9 And Joseph remembered the dreams which he dreamed of them, and said unto them, Ye are spies; to see the nakedness of the land ye are come.

10 And they said unto him, Nay, my lord, but to buy food are thy servants come.

11 We are all one man’s sons; we are true men, thy servants are no spies.

12 And he said unto them, Nay, but to see the nakedness of the land ye are come.

13 And they said, Thy servants are twelve brethren, the sons of one man in the land of Canaan; and, behold, the youngest is this day with our father, and one is not.

It seems a sudden and strange accusation to call this group of men traitors. Obviously, Joseph knows that his brothers have a sneaky and destructive streak, not only because of how they treated him, but because of their tricking and slaughtering the men in the city of Shalem. But it seems doubtful to me that he genuinely expects his brothers to be here for anything other than buying the grain as they have claimed. More likely it seems to me that he was casting around for a reason to keep them engaged with him for a while longer.
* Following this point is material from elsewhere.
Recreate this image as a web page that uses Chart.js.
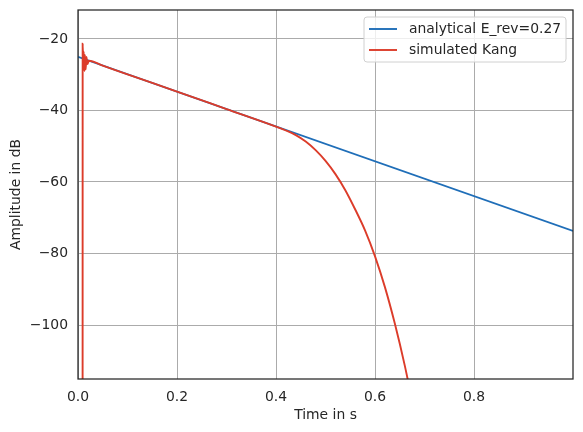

To what end, perhaps even he does not yet know, only that he will keep them in play until he can decide what to do with them.

The response of Joseph’s brothers, doubling down on their heritage makes me wonder if they felt the appearance of ten men together was what Joseph had found suspicious. Did they think he saw this was an excessive emissary to buy grain, and so they needed to explain why so many of them were here together?

Unfortunately we don’t have any explicit insights into either party’s inner thoughts in this exchange. Regardless, in the brothers’ haste to explain themselves, they let slip some crucial information that Joseph will be able to use in his charade. One of their brothers is absent, and one of their brothers “is not.” Now he can turn the focus of the conversation to the matter of missing brothers and prove where their hearts are on the matter.